#### [Job]
Pull out every line below that holds the word "this".

#### [Data supplied]
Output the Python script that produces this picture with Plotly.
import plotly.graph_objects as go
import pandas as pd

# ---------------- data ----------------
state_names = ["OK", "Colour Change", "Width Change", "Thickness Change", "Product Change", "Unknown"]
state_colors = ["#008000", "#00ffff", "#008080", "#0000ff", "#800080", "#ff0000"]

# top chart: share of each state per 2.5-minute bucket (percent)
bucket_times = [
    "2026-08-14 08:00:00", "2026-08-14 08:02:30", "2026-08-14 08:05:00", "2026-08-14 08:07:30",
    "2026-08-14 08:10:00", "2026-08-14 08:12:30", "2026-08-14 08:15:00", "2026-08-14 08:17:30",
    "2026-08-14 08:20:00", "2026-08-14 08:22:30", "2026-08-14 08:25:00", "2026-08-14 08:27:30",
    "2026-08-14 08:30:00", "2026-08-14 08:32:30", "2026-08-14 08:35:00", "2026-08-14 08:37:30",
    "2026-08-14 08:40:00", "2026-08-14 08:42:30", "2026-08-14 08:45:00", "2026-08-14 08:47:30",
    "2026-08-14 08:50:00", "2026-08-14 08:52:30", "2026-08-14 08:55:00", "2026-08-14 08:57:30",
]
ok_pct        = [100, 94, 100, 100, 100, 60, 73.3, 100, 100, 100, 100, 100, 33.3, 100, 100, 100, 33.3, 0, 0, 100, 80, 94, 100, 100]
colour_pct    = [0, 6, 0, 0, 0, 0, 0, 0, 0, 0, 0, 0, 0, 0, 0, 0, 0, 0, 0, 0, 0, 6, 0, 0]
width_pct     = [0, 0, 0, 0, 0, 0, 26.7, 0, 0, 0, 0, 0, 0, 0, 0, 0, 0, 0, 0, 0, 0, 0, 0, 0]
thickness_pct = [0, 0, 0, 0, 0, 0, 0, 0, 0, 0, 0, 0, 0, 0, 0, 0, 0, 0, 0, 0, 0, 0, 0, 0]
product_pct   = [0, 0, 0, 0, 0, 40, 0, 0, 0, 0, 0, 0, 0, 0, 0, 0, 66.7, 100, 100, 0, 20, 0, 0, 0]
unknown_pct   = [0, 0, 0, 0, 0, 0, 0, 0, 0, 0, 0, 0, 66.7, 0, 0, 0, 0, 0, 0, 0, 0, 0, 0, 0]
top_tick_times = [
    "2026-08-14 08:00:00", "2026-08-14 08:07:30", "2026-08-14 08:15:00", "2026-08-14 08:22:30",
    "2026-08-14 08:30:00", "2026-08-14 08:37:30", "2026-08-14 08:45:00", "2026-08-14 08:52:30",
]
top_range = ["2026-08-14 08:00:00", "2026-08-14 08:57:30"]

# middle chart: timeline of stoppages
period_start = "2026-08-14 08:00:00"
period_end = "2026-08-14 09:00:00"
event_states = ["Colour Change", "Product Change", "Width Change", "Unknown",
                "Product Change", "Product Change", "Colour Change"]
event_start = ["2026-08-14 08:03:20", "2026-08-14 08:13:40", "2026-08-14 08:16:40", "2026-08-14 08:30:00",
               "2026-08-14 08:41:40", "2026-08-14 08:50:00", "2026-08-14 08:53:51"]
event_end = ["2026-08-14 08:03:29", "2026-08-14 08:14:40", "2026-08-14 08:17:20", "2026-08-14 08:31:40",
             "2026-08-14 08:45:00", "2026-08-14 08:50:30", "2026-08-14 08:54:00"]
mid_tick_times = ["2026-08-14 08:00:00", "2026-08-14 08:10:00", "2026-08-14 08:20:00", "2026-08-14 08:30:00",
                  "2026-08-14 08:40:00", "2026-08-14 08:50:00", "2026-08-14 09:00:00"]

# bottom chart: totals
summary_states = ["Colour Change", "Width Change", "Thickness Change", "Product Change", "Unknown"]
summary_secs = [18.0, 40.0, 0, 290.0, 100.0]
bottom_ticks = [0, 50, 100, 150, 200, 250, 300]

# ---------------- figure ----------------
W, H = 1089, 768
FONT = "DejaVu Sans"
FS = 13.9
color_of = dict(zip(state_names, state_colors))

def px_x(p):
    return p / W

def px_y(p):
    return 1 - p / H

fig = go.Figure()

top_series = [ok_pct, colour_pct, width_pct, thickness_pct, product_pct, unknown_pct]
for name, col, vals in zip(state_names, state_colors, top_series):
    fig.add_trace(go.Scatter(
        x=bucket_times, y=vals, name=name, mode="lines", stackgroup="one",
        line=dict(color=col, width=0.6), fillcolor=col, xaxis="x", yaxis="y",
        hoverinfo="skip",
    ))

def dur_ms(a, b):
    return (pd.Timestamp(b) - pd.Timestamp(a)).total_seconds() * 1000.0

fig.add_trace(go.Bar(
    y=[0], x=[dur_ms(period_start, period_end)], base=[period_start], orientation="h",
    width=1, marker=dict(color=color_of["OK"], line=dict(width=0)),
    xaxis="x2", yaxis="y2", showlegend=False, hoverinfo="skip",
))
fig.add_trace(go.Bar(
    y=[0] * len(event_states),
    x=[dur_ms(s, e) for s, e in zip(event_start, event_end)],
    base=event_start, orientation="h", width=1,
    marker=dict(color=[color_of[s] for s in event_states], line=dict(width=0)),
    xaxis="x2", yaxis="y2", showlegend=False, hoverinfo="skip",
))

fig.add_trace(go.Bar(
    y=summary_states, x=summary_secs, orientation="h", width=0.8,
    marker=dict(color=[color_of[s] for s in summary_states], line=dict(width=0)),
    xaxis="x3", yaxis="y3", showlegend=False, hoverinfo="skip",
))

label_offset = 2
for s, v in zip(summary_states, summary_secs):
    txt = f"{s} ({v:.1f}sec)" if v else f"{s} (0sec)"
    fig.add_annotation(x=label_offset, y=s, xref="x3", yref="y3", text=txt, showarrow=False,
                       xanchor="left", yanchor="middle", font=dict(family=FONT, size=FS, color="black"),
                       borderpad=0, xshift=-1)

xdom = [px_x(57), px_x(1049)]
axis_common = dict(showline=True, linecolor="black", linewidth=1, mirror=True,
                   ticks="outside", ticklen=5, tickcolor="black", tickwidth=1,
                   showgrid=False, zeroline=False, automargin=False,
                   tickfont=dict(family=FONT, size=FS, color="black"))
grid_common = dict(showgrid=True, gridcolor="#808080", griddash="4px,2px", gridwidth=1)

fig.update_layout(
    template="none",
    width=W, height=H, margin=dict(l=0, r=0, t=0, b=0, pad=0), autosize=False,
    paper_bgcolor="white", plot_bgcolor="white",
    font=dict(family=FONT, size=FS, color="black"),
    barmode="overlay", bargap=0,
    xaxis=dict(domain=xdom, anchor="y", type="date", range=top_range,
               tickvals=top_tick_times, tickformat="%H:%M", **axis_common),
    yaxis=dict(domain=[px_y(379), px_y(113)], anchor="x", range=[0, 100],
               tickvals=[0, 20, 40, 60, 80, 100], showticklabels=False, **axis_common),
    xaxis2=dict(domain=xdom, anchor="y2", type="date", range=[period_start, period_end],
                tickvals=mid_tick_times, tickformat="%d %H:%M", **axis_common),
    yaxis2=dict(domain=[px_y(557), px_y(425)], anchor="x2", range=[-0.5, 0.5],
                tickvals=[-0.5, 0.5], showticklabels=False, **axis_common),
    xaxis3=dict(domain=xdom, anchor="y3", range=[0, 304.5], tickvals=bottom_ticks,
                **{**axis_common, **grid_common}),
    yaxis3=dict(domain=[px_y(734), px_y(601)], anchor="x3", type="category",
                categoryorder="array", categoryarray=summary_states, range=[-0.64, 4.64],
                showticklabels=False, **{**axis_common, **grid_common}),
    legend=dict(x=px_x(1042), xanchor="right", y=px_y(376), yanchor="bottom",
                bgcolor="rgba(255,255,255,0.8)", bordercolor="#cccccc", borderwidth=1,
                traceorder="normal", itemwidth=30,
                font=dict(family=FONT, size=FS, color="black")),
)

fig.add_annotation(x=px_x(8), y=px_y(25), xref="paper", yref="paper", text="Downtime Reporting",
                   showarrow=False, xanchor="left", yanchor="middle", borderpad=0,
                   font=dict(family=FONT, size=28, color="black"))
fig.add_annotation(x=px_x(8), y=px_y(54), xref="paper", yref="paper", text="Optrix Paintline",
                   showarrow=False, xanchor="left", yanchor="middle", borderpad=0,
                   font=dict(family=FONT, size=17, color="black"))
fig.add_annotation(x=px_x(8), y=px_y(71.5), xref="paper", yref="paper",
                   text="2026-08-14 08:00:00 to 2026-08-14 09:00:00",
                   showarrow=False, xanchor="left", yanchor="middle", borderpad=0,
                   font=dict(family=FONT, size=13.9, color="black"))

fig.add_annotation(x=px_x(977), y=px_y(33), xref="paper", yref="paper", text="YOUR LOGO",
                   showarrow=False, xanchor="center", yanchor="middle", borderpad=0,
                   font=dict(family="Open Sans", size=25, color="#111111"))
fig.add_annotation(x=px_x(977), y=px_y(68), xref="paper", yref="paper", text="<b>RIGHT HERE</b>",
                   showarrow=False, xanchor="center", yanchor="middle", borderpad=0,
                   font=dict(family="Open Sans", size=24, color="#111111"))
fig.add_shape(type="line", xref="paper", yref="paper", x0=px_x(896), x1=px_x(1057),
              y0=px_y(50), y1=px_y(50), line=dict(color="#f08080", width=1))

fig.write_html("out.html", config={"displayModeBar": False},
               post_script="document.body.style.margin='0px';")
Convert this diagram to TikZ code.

#### [Answer]
Output the Python script that produces this picture with Plotly.
Convert this diagram to TikZ code.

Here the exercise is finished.